I’m 11 months sober and much older than you I’m sure. But…did the same stuff in the 80’s. I was so lost. It took me so long to get some sobriety, I did 60 days in rehab and found myself. It’s been a beautiful journey thus far.
Thanks for sharing.
I have a forever injured knee from falling in a hotel room bathroom that I checked into with someone I shouldn’t have been there with. I didn’t know how to say no, but I do now.
No broken bones here…but plenty of “ass whuppings”!! I let it go on for about a year. He was usually drunk, I usually flirted with other men, hence, the beatings. I thought it was normal since a couple of my friends were getting it too. Maybe it was because these drunks/drug addicts “wanted” us? These men certainly “loved” us, didn’t they? That’s why they were so jealous. Besides, they were really nice when they were sober.
It defined me for many years after I got away from him. I was a kid of 17, brainless, easily coerced, drunk. My next boyfriend of 5 years and my husband of 32 years paid the price. I would let NO MAN abuse me in any way, shape, or form. When drunk, I’ve hit them both just to make sure they knew their place.
I made my peace with my walking nightmare 30+ years later as he lay in his casket, dead from a drunken motorcycle accident . I told him I forgave him and that I was sorry for the part I played in the whole fiasco. I actually felt sorry for him because I got sober and he never did.
He certainly wasn’t the only drunk “hook up”. And yes, I put myself squarely in these situations. I’ve felt the self-hatred, the rationalizing, the shame. But I’m over it. Yes, it changed me from a quiet, shy, little girl to a temperamental, mean, looking for a fight, crazy woman for years…but I’ve pushed on through it. Without alcohol, a LOT of bad things wouldn’t have happened to us but they did. Luckily, we have the luxury of making the decision to stay far away from what poisons us. You’ve come a long way, DDG!

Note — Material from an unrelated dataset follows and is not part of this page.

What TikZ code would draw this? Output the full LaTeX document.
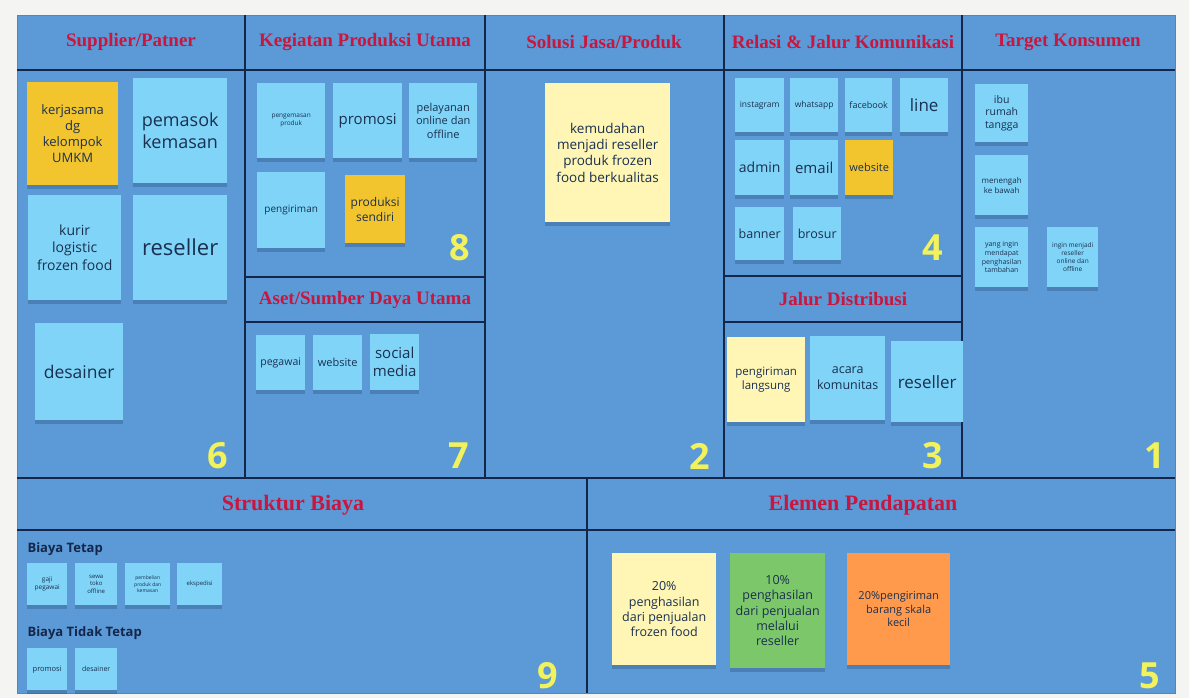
\documentclass[tikz,border=0pt]{standalone}
\usepackage{fontspec}
\setmainfont{Open Sans}
\newfontfamily\hdfont{Liberation Serif}
\usetikzlibrary{shadows}
\definecolor{board}{HTML}{5B9AD6}
\definecolor{bgc}{HTML}{F4F4F2}
\definecolor{navy}{HTML}{14264A}
\definecolor{cyancard}{HTML}{7FD4F7}
\definecolor{goldcard}{HTML}{F2C52F}
\definecolor{palecard}{HTML}{FFF6B5}
\definecolor{greencard}{HTML}{7DC76B}
\definecolor{orangecard}{HTML}{FF9A4D}
\definecolor{hdred}{HTML}{C8163F}
\definecolor{numyel}{HTML}{F2F25C}
\definecolor{cardtxt}{HTML}{1A3050}
\newcommand{\fs}[1]{\fontsize{#1}{#1}\linespread{1.22}\selectfont}
\tikzset{
  x=1pt,y=-1pt,
  card/.style={fill=cyancard, anchor=north west, inner sep=1pt, align=center,
     text=cardtxt, drop shadow={shadow xshift=0pt, shadow yshift=-4pt, opacity=.22, fill=navy}},
  gold/.style={card, fill=goldcard},
  pale/.style={card, fill=palecard},
  green/.style={card, fill=greencard},
  orange/.style={card, fill=orangecard},
  hdr/.style={text=hdred, font=\hdfont\bfseries\fs{19}},
  bighdr/.style={text=hdred, font=\hdfont\bfseries\fs{22}},
  num/.style={text=numyel, font=\bfseries\fs{36}},
  grid/.style={draw=navy, line width=1.6pt},
  lbl/.style={text=navy, font=\bfseries\fs{13}, anchor=west},
}
\newcommand{\card}[7]{\node[#1, minimum width=#4, minimum height=#5, font=\fs{#6}] (#2) at (#3) {#7};}
\begin{document}
\begin{tikzpicture}
\useasboundingbox (0,0) rectangle (1189,698);
\fill[bgc] (0,0) rectangle (1189,698);
\fill[board] (17,15) rectangle (1175,693);
\draw[navy!60, line width=0.6pt] (17,15) rectangle (1175,693);
% grid
\draw[grid] (17,70) -- (1175,70);
\draw[grid] (17,478) -- (1175,478);
\draw[grid] (17,530) -- (1175,530);
\foreach \x in {245,485,724,962} \draw[grid] (\x,15) -- (\x,478);
\draw[grid] (245,277) -- (485,277);
\draw[grid] (245,322) -- (485,322);
\draw[grid] (724,276) -- (962,276);
\draw[grid] (724,322) -- (962,322);
\draw[grid] (587,478) -- (587,693);
% headers
\node[hdr] (h6) at (131,42) {Supplier/Patner};
\node[hdr] (h8) at (365,42) {Kegiatan Produksi Utama};
\node[hdr] (h2) at (604,42) {Solusi Jasa/Produk};
\node[hdr] (h4) at (843,42) {Relasi \& Jalur Komunikasi};
\node[hdr] (h1) at (1068,42) {Target Konsumen};
\node[hdr] (h7) at (365,300) {Aset/Sumber Daya Utama};
\node[hdr] (h3) at (843,299) {Jalur Distribusi};
\node[bighdr] (h9) at (293,505) {Struktur Biaya};
\node[bighdr] (h5) at (863,505) {Elemen Pendapatan};
% numbers
\node[num] (n6) at (218,456) {6};
\node[num] (n8) at (460,248) {8};
\node[num] (n7) at (459,456) {7};
\node[num] (n2) at (700,456) {2};
\node[num] (n4) at (933,248) {4};
\node[num] (n3) at (933,456) {3};
\node[num] (n1) at (1155,456) {1};
\node[num] (n9) at (548,676) {9};
\node[num] (n5) at (1150,676) {5};
% supplier
\card{gold}{s1}{27,82}{91}{103}{13}{kerjasama\\dg\\kelompok\\UMKM}
\card{card}{s2}{133,78}{94}{105}{18}{pemasok\\kemasan}
\card{card}{s3}{28,195}{93}{105}{14}{kurir\\logistic\\frozen food}
\card{card}{s4}{133,195}{94}{105}{22}{reseller}
\card{card}{s5}{35,323}{88}{97}{17.5}{desainer}
% kegiatan
\card{card}{k1}{257,83}{68}{75}{6.5}{pengemasan\\produk}
\card{card}{k2}{333,83}{69}{75}{15}{promosi}
\card{card}{k3}{409,83}{68}{75}{11}{pelayanan\\online dan\\offline}
\card{card}{k4}{257,172}{68}{76}{10}{pengiriman}
\card{gold}{k5}{345,175}{60}{68}{12}{produksi\\sendiri}
% aset
\card{card}{a1}{256,335}{49}{55}{10.5}{pegawai}
\card{card}{a2}{313,335}{49}{55}{11}{website}
\card{card}{a3}{370,334}{49}{56}{15}{social\\media}
% solusi
\card{pale}{p1}{545,83}{125}{139}{13.5}{kemudahan\\menjadi reseller\\produk frozen\\food berkualitas}
% relasi
\card{card}{r1}{735,78}{49}{54}{8.5}{instagram}
\card{card}{r2}{790,78}{48}{54}{8.5}{whatsapp}
\card{card}{r3}{845,78}{47}{54}{9}{facebook}
\card{card}{r4}{900,78}{48}{54}{17}{line}
\card{card}{r5}{735,140}{49}{55}{14}{admin}
\card{card}{r6}{790,140}{48}{55}{15}{email}
\card{gold}{r7}{845,140}{48}{55}{11}{website}
\card{card}{r8}{735,207}{49}{53}{12.5}{banner}
\card{card}{r9}{793,207}{48}{53}{12.5}{brosur}
% jalur
\card{pale}{j1}{727,337}{78}{85}{11.5}{pengiriman\\langsung}
\card{card}{j2}{810,336}{75}{84}{12.5}{acara\\komunitas}
\card{card}{j3}{891,341}{72}{81}{17}{reseller}
% target
\card{card}{t1}{975,84}{53}{58}{10.5}{ibu\\rumah\\tangga}
\card{card}{t2}{975,155}{53}{60}{8}{menengah\\ke bawah}
\card{card}{t3}{975,227}{53}{60}{7}{yang ingin\\mendapat\\penghasilan\\tambahan}
\card{card}{t4}{1047,227}{51}{60}{6.5}{ingin menjadi\\reseller\\online dan\\offline}
% biaya
\node[lbl] (bt) at (24,549) {Biaya Tetap};
\card{card}{b1}{27,563}{40}{42}{6.5}{gaji\\pegawai}
\card{card}{b2}{75,563}{42}{42}{6}{sewa\\toko\\offline}
\card{card}{b3}{125,563}{45}{42}{5}{pembelian\\produk dan\\kemasan}
\card{card}{b4}{177,563}{45}{42}{6}{ekspedisi}
\node[lbl] (btt) at (24,633) {Biaya Tidak Tetap};
\card{card}{b5}{27,648}{40}{42}{7.5}{promosi}
\card{card}{b6}{75,648}{42}{42}{7}{desainer}
% pendapatan
\card{pale}{e1}{612,553}{104}{112}{12.5}{20\%\\penghasilan\\dari penjualan\\frozen food}
\card{green}{e2}{730,553}{95}{115}{12.5}{10\%\\penghasilan\\dari penjualan\\melalui\\reseller}
\card{orange}{e3}{847,553}{103}{112}{11}{20\%pengiriman\\barang skala\\kecil}
\end{tikzpicture}
\end{document}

Thank you for sharing this post. Drinking has led me to some scary places as well and ones I am not proud of. I am sorry that you had to endure this situation and that you must carry the memory with you. Unfortunately, there is no undoing the past, no righting the wrongs, but each of these experiences has made you stronger today. Congratulations on your sobriety.
Hug. I can relate.Yes. Here is so much better…
Love to you
Anne
“Here, not there”– I always love those moments when that feeling of gratitude comes rushing over!

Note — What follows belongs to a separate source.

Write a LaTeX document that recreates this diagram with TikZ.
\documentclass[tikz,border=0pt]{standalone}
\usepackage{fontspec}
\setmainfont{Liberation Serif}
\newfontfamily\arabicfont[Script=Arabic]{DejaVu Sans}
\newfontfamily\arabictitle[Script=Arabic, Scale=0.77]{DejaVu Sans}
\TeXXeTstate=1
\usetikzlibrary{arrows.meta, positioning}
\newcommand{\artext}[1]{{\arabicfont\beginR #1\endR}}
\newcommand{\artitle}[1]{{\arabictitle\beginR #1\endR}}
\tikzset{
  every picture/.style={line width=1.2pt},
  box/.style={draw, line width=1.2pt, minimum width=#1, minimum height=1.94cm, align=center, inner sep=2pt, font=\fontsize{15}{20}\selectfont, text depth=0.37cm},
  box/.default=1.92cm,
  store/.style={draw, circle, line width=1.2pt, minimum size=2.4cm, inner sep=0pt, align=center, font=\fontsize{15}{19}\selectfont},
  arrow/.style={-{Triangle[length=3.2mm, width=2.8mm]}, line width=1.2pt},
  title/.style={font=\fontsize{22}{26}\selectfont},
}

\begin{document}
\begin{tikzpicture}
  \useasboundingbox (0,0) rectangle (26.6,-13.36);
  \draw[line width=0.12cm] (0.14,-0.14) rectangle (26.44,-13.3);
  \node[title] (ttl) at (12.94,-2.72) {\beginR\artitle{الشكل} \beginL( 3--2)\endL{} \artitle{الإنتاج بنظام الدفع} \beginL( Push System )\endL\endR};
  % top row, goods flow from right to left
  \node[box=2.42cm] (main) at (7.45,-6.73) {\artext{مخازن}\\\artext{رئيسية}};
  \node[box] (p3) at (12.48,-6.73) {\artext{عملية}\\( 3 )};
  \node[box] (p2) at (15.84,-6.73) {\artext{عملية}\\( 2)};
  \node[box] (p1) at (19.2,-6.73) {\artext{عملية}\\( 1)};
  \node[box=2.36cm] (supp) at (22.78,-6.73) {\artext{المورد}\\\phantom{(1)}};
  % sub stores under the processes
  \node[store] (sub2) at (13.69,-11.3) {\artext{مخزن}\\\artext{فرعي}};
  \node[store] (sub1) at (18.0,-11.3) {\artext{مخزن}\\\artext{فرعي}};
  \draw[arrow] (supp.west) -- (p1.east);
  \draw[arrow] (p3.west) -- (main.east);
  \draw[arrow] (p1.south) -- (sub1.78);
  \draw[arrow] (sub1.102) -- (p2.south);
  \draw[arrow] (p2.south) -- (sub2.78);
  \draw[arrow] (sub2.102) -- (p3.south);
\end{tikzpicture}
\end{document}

Again, another wonderful post. I identify with this whole-heartedly. I was never a black out drunk, but I definitely got myself in crazy situations while intoxicated (one I’ve been thinking about, on a loop, since the start of the Me, Too movement). Sometimes I think, “Was I conditioned to think, via male-dominated society, that this wasn’t abuse”, and other times I think, “Am I being conditioned to think this is abuse because of Me, Too?” I’m not sure where my choices end, or where they begin. Thanks again for putting vulnerability aside and telling your story/stories.
Thank you SO much for sharing your story. I am grateful and lucky I was never seriously injured in my drinking days…plenty of bruises from falls and bumping into mystery objects, but never anything like that. I just wanted to say, you are heard. And thanks.